Composing A Perfect PhD Dissertation In Sociology
The process of research and writing for a PhD dissertation can be incredibly intimidating. You’ll probably be spending 3-5 years on it, making it the most intensive academic project you’ve ever undertaken. But there are several steps you can take that will help you to write the perfect dissertation in sociology:
- Choose a good topic
- Complete background research for a literature review
- Come up with a hypothesis or research question
- Set your methodology
- Keep good track of your sources
- Make sure you check in with your advisor along the way
Choosing a good topic is crucial to setting yourself up for success with your project. Chances are your topic will at least partially be dictated by the program that you are in, what work your advisor is doing, and where your funding is coming from. But even with those factors guiding your research, you’ll still have some room to pick your specific topic. In a field like sociology make sure you are picking a topic that is on the forefront of the field and that is relevant.

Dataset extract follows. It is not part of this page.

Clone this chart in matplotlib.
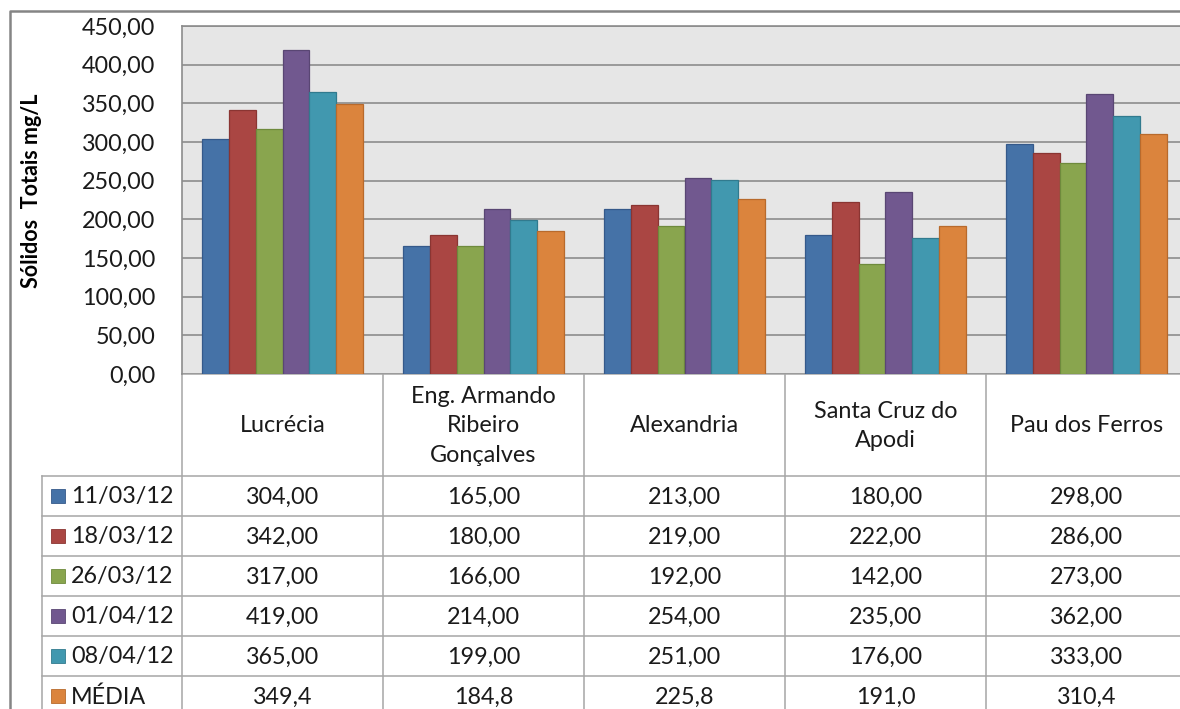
import matplotlib
matplotlib.use("Agg")
import matplotlib.pyplot as plt
import numpy as np

plt.rcParams['font.family'] = ['Lato', 'DejaVu Sans']

categories = ["Lucrécia", "Eng. Armando\nRibeiro\nGonçalves", "Alexandria",
              "Santa Cruz do\nApodi", "Pau dos Ferros"]
series_names = ["11/03/12", "18/03/12", "26/03/12", "01/04/12", "08/04/12", "MÉDIA"]
s_11_03 = [304.0, 165.0, 213.0, 180.0, 298.0]
s_18_03 = [342.0, 180.0, 219.0, 222.0, 286.0]
s_26_03 = [317.0, 166.0, 192.0, 142.0, 273.0]
s_01_04 = [419.0, 214.0, 254.0, 235.0, 362.0]
s_08_04 = [365.0, 199.0, 251.0, 176.0, 333.0]
s_media = [349.4, 184.8, 225.8, 191.0, 310.4]
series_values = [s_11_03, s_18_03, s_26_03, s_01_04, s_08_04, s_media]
y_ticks = [0, 50, 100, 150, 200, 250, 300, 350, 400, 450]

colors = ["#4572A7", "#AA4643", "#89A54E", "#71588F", "#4198AF", "#DB843D"]
edges = ["#35598A", "#8A3532", "#6E8A3C", "#594673", "#317A8E", "#B86A2C"]

FS = 16.8
W, H = 1180, 709
fig = plt.figure(figsize=(W / 100, H / 100), dpi=100)
fig.patch.set_facecolor("white")

# overlay axes in pixel coordinates
ov = fig.add_axes([0, 0, 1, 1])
ov.set_xlim(0, W)
ov.set_ylim(H, 0)
ov.axis("off")

# plot axes geometry (pixels)
px_left, px_right, px_top, px_bottom = 182, 1187, 26, 374
ax = fig.add_axes([px_left / W, 1 - px_bottom / H, (px_right - px_left) / W,
                   (px_bottom - px_top) / H])
ax.set_facecolor("#E6E6E6")
n_cat = len(categories)
n_ser = len(series_values)
x = np.arange(n_cat)
bw = 1.0 / (n_ser + 1.5)
for i, (vals, c, e) in enumerate(zip(series_values, colors, edges)):
    ax.bar(x + (i - (n_ser - 1) / 2) * bw, vals, width=bw, color=c,
           edgecolor=e, linewidth=0.9, zorder=3)
ax.set_xlim(-0.5, n_cat - 0.5)
ax.set_ylim(0, 450)
ax.set_yticks(y_ticks)
ax.set_yticklabels([f"{v:.2f}".replace(".", ",") for v in y_ticks],
                   fontsize=FS, color="#1a1a1a")
ax.tick_params(axis="y", length=0, pad=19)
ax.set_xticks([])
ax.grid(axis="y", color="#8C8C8C", linewidth=1.2, zorder=1)
for s in ["right", "bottom"]:
    ax.spines[s].set_visible(False)
for s in ["left", "top"]:
    ax.spines[s].set_color("#8C8C8C")
    ax.spines[s].set_linewidth(1.2)

# outer chart frame
ov.plot([10, 10, W + 5], [H + 5, 11, 11], color="#858585", linewidth=1.8,
        clip_on=False)

# y label
ov.text(32, 191, "Sólidos  Totais mg/L", rotation=90, ha="center",
        va="center", fontsize=15.5, fontweight="bold", color="#000000")

# data table
line_c = "#A6A6A6"
lw = 1.1
cat_w = (px_right - px_left) / n_cat
col_edges = [px_left + k * cat_w for k in range(n_cat + 1)]
header_bottom = 476
row_h = 40
row_tops = [header_bottom + r * row_h for r in range(n_ser + 1)]
leg_left = 42

# vertical lines
for k, xe in enumerate(col_edges):
    ov.plot([xe, xe], [px_bottom, H + 5], color=line_c, linewidth=lw,
            clip_on=False)
ov.plot([leg_left, leg_left], [header_bottom, H + 5], color=line_c,
        linewidth=lw, clip_on=False)
# horizontal lines
ov.plot([px_left, W + 10], [px_bottom, px_bottom], color=line_c, linewidth=lw)
for yt in row_tops:
    ov.plot([leg_left, W + 10], [yt, yt], color=line_c, linewidth=lw)

# header text
for k, cat in enumerate(categories):
    xc = (col_edges[k] + col_edges[k + 1]) / 2
    ov.text(xc, (px_bottom + header_bottom) / 2 + 1, cat, ha="center",
            va="center", fontsize=FS, color="#1a1a1a", linespacing=1.5)

# rows
for r, (name, vals, c, e) in enumerate(zip(series_names, series_values,
                                           colors, edges)):
    yc = row_tops[r] + row_h / 2
    ov.add_patch(plt.Rectangle((51, yc - 7), 14, 14, facecolor=c,
                               edgecolor=e, linewidth=0.6))
    ov.text(71, yc + 1, name, ha="left", va="center", fontsize=FS,
            color="#1a1a1a")
    for k, v in enumerate(vals):
        xc = (col_edges[k] + col_edges[k + 1]) / 2
        if name == "MÉDIA":
            txt = f"{v:.1f}".replace(".", ",")
        else:
            txt = f"{v:.2f}".replace(".", ",")
        ov.text(xc, yc + 1, txt, ha="center", va="center", fontsize=FS,
                color="#1a1a1a")

fig.savefig("out.png", dpi=100, facecolor="white")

Your dissertation will include a literature review that will outline what work has already been done by others that is relevant to your research or that has informed your research somehow. You’ll want to do at least part of the literature review before you choose your research question as it will show you what has already been done and where there are opportunities for new research.
Your research will focus around a hypothesis, or more commonly in sociology, a research question. Make sure this question is concise and of an appropriate scope for the time and resources you will have to work on your project.

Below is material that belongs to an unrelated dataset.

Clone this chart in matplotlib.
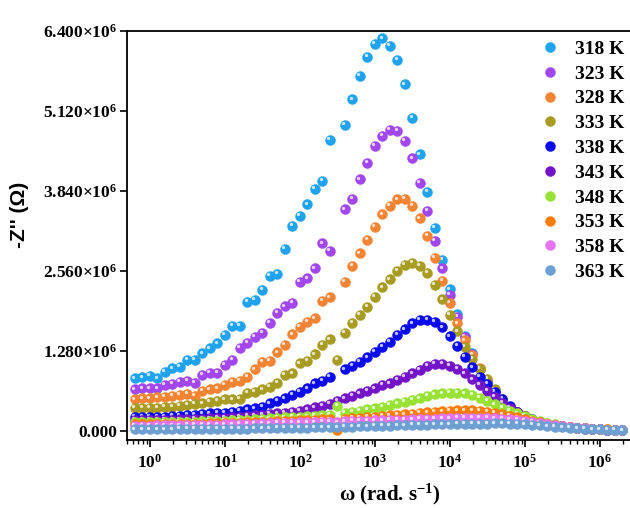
import numpy as np
import matplotlib
matplotlib.use('Agg')
from matplotlib import pyplot as plt
from matplotlib.transforms import offset_copy

# Data (Z'' values in units of 1e6 ohm), one point per 0.1 decade of f starting at 0.1 Hz
k_points = np.arange(66)
omega = 2 * np.pi * 10 ** (-1 + 0.1 * k_points)

temps = ['318 K', '323 K', '328 K', '333 K', '338 K', '343 K', '348 K', '353 K', '358 K', '363 K']
colors = ['#1fa3f0', '#a246ef', '#f38433', '#a79b22', '#0a0af0',
          '#7414c9', '#98e235', '#ff7c05', '#e474f3', '#6d9fd2']

nan = np.nan
z318 = [0.843, 0.859, 0.880, 0.843, 0.949, 1.003, 1.029, 1.136, 1.136, 1.243,
        1.323, 1.403, 1.536, 1.680, 1.680, 2.069, 2.096, 2.256, 2.480, 2.512,
        2.912, 3.280, 3.440, 3.627, 3.872, 4.005, 4.656, nan, 4.896, 5.307,
        5.685, 5.989, 6.192, 6.283, 6.165, 5.936, 5.547, 5.013, 4.427, 3.829,
        3.253, 2.736, 2.267, 1.867, 1.525, 1.243, 0.992, 0.800, 0.635, 0.500,
        0.385, 0.300, 0.235, 0.185, 0.148, 0.118, 0.095, 0.077, 0.063, 0.051,
        0.042, 0.035, 0.029, 0.024, 0.020, 0.017]
z323 = [0.667, 0.683, 0.683, 0.683, 0.736, 0.752, 0.789, 0.805, 0.773, 0.896,
        0.933, 0.933, 1.056, 1.136, 1.333, 1.413, 1.509, 1.573, 1.733, 1.893,
        1.999, 2.053, 2.389, 2.443, 2.603, 3.003, 2.880, nan, 3.547, 3.712,
        4.027, 4.293, 4.560, 4.720, 4.816, 4.805, 4.645, 4.363, 3.973, 3.520,
        3.045, 2.603, 2.176, 1.829, 1.509, 1.235, 1.000, 0.790, 0.630, 0.495,
        0.380, 0.297, 0.232, 0.183, 0.146, 0.117, 0.094, 0.076, 0.062, 0.050,
        0.041, 0.034, 0.028, 0.023, 0.019, 0.016]
z328 = [0.507, 0.523, 0.523, 0.539, 0.549, 0.560, 0.576, 0.592, 0.560, 0.645,
        0.667, 0.683, 0.736, 0.789, 0.800, 0.869, 0.987, 1.109, 1.125, 1.259,
        1.376, 1.547, 1.669, 1.749, 1.803, 2.085, 2.139, nan, 2.389, 2.640,
        2.843, 3.056, 3.269, 3.467, 3.605, 3.707, 3.712, 3.605, 3.403, 3.120,
        2.773, 2.405, 2.053, 1.723, 1.450, 1.216, 1.015, 0.820, 0.645, 0.505,
        0.388, 0.300, 0.234, 0.184, 0.147, 0.117, 0.094, 0.076, 0.062, 0.050,
        0.041, 0.034, 0.028, 0.023, 0.019, 0.016]
z333 = [0.373, 0.373, 0.373, 0.373, 0.389, 0.389, 0.400, 0.416, 0.432, 0.443,
        0.469, 0.485, 0.507, 0.507, 0.512, 0.613, 0.629, 0.667, 0.709, 0.773,
        0.896, 0.923, 1.083, 1.125, 1.227, 1.376, 1.467, 1.136, 1.573, 1.733,
        1.856, 1.989, 2.149, 2.299, 2.427, 2.565, 2.656, 2.693, 2.640, 2.533,
        2.336, 2.107, 1.856, 1.595, 1.352, 1.160, 1.000, 0.835, 0.665, 0.515,
        0.392, 0.302, 0.235, 0.184, 0.147, 0.117, 0.094, 0.076, 0.062, 0.050,
        0.041, 0.034, 0.028, 0.023, 0.019, 0.016]
z338 = [0.229, 0.229, 0.229, 0.229, 0.229, 0.240, 0.240, 0.256, 0.256, 0.272,
        0.283, 0.293, 0.293, 0.309, 0.320, 0.347, 0.363, 0.389, 0.443, 0.485,
        0.523, 0.576, 0.629, 0.683, 0.763, 0.805, 0.869, nan, 0.987, 1.040,
        1.109, 1.179, 1.269, 1.349, 1.429, 1.536, 1.627, 1.723, 1.776, 1.776,
        1.749, 1.660, 1.515, 1.362, 1.190, 1.019, 0.869, 0.752, 0.629, 0.515,
        0.395, 0.303, 0.236, 0.185, 0.147, 0.117, 0.094, 0.076, 0.062, 0.050,
        0.041, 0.034, 0.028, 0.023, 0.019, 0.016]
z343 = [0.176, 0.176, 0.176, 0.176, 0.180, 0.180, 0.187, 0.187, 0.192, 0.197,
        0.203, 0.208, 0.213, 0.219, 0.229, 0.240, 0.251, 0.261, 0.272, 0.283,
        0.296, 0.309, 0.325, 0.347, 0.379, 0.400, 0.432, 0.480, 0.523, 0.565,
        0.603, 0.645, 0.683, 0.736, 0.763, 0.816, 0.869, 0.923, 0.976, 1.045,
        1.072, 1.072, 1.045, 0.995, 0.923, 0.827, 0.736, 0.640, 0.549, 0.453,
        0.373, 0.300, 0.235, 0.184, 0.146, 0.116, 0.093, 0.075, 0.061, 0.049,
        0.040, 0.033, 0.027, 0.022, 0.018, 0.015]
z348 = [0.140, 0.140, 0.140, 0.140, 0.144, 0.144, 0.149, 0.149, 0.152, 0.155,
        0.160, 0.163, 0.168, 0.172, 0.178, 0.184, 0.190, 0.197, 0.204, 0.211,
        0.218, 0.224, 0.230, 0.237, 0.244, 0.250, 0.256, 0.400, 0.293, 0.309,
        0.325, 0.347, 0.363, 0.389, 0.416, 0.443, 0.469, 0.496, 0.523, 0.560,
        0.587, 0.603, 0.613, 0.613, 0.605, 0.580, 0.535, 0.485, 0.430, 0.373,
        0.325, 0.283, 0.240, 0.200, 0.163, 0.132, 0.106, 0.085, 0.068, 0.055,
        0.045, 0.037, 0.030, 0.025, 0.020, 0.017]
z353 = [0.110, 0.110, 0.110, 0.110, 0.112, 0.112, 0.115, 0.115, 0.118, 0.120,
        0.123, 0.125, 0.128, 0.131, 0.134, 0.138, 0.142, 0.146, 0.150, 0.155,
        0.160, 0.165, 0.170, 0.175, 0.180, 0.185, 0.190, 0.020, 0.200, 0.208,
        0.216, 0.224, 0.232, 0.240, 0.250, 0.260, 0.270, 0.280, 0.290, 0.300,
        0.310, 0.318, 0.325, 0.330, 0.332, 0.330, 0.322, 0.310, 0.292, 0.270,
        0.245, 0.218, 0.190, 0.163, 0.138, 0.115, 0.095, 0.078, 0.064, 0.052,
        0.043, 0.036, 0.030, 0.025, 0.021, 0.018]
z358 = [0.088, 0.088, 0.088, 0.090, 0.090, 0.092, 0.094, 0.096, 0.098, 0.100,
        0.102, 0.104, 0.107, 0.110, 0.113, 0.116, 0.119, 0.122, 0.125, 0.128,
        0.131, 0.134, 0.137, 0.140, 0.143, 0.146, 0.150, 0.140, 0.156, 0.160,
        0.164, 0.167, 0.170, 0.174, 0.177, 0.180, 0.184, 0.188, 0.192, 0.196,
        0.200, 0.204, 0.207, 0.210, 0.211, 0.212, 0.211, 0.208, 0.205, 0.198,
        0.188, 0.176, 0.162, 0.146, 0.128, 0.110, 0.093, 0.078, 0.064, 0.053,
        0.043, 0.035, 0.029, 0.024, 0.020, 0.017]
z363 = [0.030, 0.030, 0.030, 0.030, 0.031, 0.031, 0.032, 0.032, 0.033, 0.034,
        0.035, 0.036, 0.037, 0.038, 0.039, 0.040, 0.042, 0.044, 0.046, 0.048,
        0.050, 0.052, 0.054, 0.056, 0.058, 0.060, 0.063, 0.060, 0.069, 0.072,
        0.075, 0.078, 0.081, 0.084, 0.087, 0.090, 0.093, 0.096, 0.099, 0.102,
        0.105, 0.108, 0.111, 0.114, 0.116, 0.118, 0.119, 0.120, 0.122, 0.121,
        0.118, 0.113, 0.106, 0.098, 0.089, 0.079, 0.069, 0.060, 0.051, 0.043,
        0.036, 0.030, 0.025, 0.021, 0.018, 0.015]
series = [z318, z323, z328, z333, z338, z343, z348, z353, z358, z363]

ytick_vals = [0.0, 1.28e6, 2.56e6, 3.84e6, 5.12e6, 6.40e6]
ytick_labels = ['0.000', '1.280×10$^{6}$', '2.560×10$^{6}$', '3.840×10$^{6}$',
                '5.120×10$^{6}$', '6.400×10$^{6}$']
xtick_vals = [1e0, 1e1, 1e2, 1e3, 1e4, 1e5, 1e6]
xtick_labels = ['10$^{%d}$' % i for i in range(7)]

plt.rcParams['font.family'] = ['Liberation Serif', 'DejaVu Serif']
plt.rcParams['font.weight'] = 'bold'
plt.rcParams['mathtext.fontset'] = 'custom'
plt.rcParams['mathtext.rm'] = 'Liberation Serif:bold'
plt.rcParams['mathtext.it'] = 'Liberation Serif:bold:italic'
plt.rcParams['mathtext.bf'] = 'Liberation Serif:bold'

fig = plt.figure(figsize=(6.3, 5.08), dpi=100)
ax = fig.add_axes([127 / 630, 68 / 508, 503 / 630, 409 / 508])

# ball-like markers: base dot plus a small highlight shifted up-left
hl = offset_copy(ax.transData, fig=fig, x=-1.1, y=1.1, units='points')
handles = []
for z, c, t in zip(series, colors, temps):
    vals = np.array(z) * 1e6
    line, = ax.plot(omega, vals, 'o', ms=7.2, color=c, mec=c, mew=0.3, label=t)
    ax.plot(omega, vals, 'o', ms=2.4, color='white', mec='none', alpha=0.75, transform=hl)
    handles.append(line)

ax.set_xscale('log')
ax.set_xlim(10 ** -0.307, 10 ** 6.4)
ax.set_ylim(-0.144e6, 6.4e6)

ax.set_yticks(ytick_vals)
ax.set_yticklabels(ytick_labels)
ax.set_xticks(xtick_vals)
ax.set_xticklabels(xtick_labels)
ax.xaxis.set_minor_locator(matplotlib.ticker.LogLocator(base=10, subs=np.arange(2, 10), numticks=20))
ax.xaxis.set_minor_formatter(matplotlib.ticker.NullFormatter())

ax.tick_params(axis='both', which='major', direction='out', length=5, width=1.2,
               labelsize=12.5, colors='black')
ax.tick_params(axis='y', pad=2)
ax.tick_params(axis='x', pad=5)
ax.tick_params(axis='x', which='minor', direction='out', length=3, width=1.0)
ax.tick_params(top=False, right=False, which='both')

for side in ['left', 'bottom', 'top']:
    ax.spines[side].set_linewidth(1.3)
ax.spines['right'].set_visible(False)

ax.set_xlabel('ω (rad. s$^{-1}$)', fontsize=15, fontweight='bold')
ax.xaxis.set_label_coords(0.523, -0.103)
ax.set_ylabel("-Z'' (Ω)", fontsize=15, fontweight='bold', family='Liberation Sans')
ax.yaxis.set_label_coords(-0.195, 0.55)

ax.legend(handles=handles, loc='upper right', bbox_to_anchor=(1.009, 0.942),
          bbox_transform=fig.transFigure, frameon=False, fontsize=14,
          handlelength=1.0, handletextpad=0.8, labelspacing=0.37, borderaxespad=0.15)

fig.savefig('out.png', dpi=100)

Before you actually begin your research you should come up with a detailed methodology that will explain how you will collect your data, analyze it, and use the results to answer your research question. It can be a challenge to do this before you have actually started your research, but establishing your methodology at the start will help you to avoid mistakes that could invalidate your results.
You’ll be accumulating hundreds of sources during your research, so consider using a source management software to keep track of all of them, organize your notes, and eventually format your sources section.
Check in with your advisor, showing them your work so far, as often as possible. This will help you avoid having to go back and redo anything if it turns out they aren’t happy with it.